LDS Audit

Mormon Stories #1298: Faith Crisis Retreat Pt. 1 - Introductions

When Faith Breaks: Inside the Mormon Stories Faith Crisis Retreat

Thousands of individuals each year experience what members of The Church of Jesus Christ of Latter-day Saints call a "faith crisis", a sudden, often devastating loss of belief in doctrines they accepted for decades. Yet until recently, few structured spaces existed where these people could process their grief collectively without judgment. The Mormon Stories podcast's "Faith Crisis Retreat" series, documented in episode #1298, offers a rare window into how a community of doubters and former believers is creating its own healing infrastructure, one conversation at a time.
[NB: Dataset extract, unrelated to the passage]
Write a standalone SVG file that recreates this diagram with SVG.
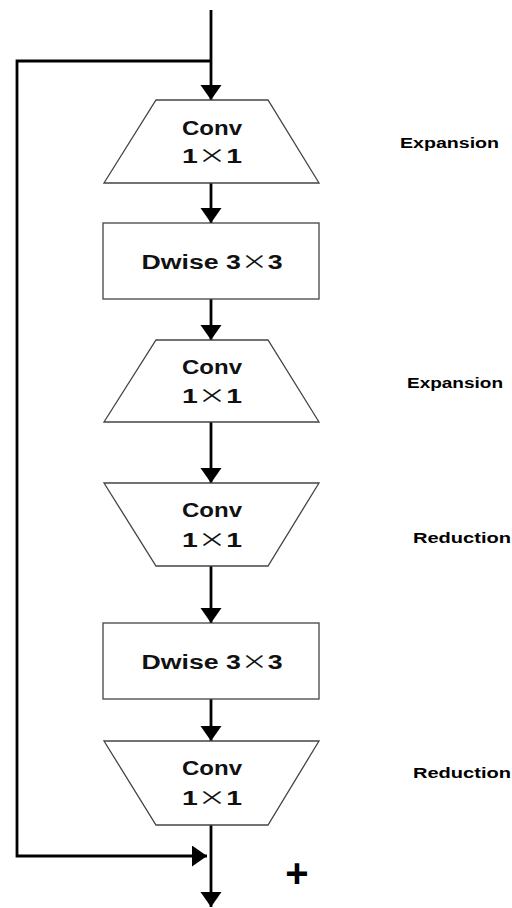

Understanding this phenomenon matters not only for those navigating religious transition, but for anyone interested in how communities form around shared existential rupture.

Background: The Rise of Organized Faith Crisis Support

For most of Mormon history, leaving the church meant social isolation. Doubters had few places to voice concerns without risking their relationships, temple membership, or family ties. The internet changed this gradually. According to the Mormon Stories podcast introduction, organizers began running faith crisis retreats and workshops across the United States, in Houston, Portland, and other cities, developing structured programming that has now operated for at least five years.

The podcast itself, started in 2005, emerged during what host John Dehlin describes as a "pre-digital" moment when church history materials remained scattered across obscure websites and Mormon blogs. The retreat model represents a deliberate evolution: from anonymous online discussion to in-person community building focused on emotional processing and peer support.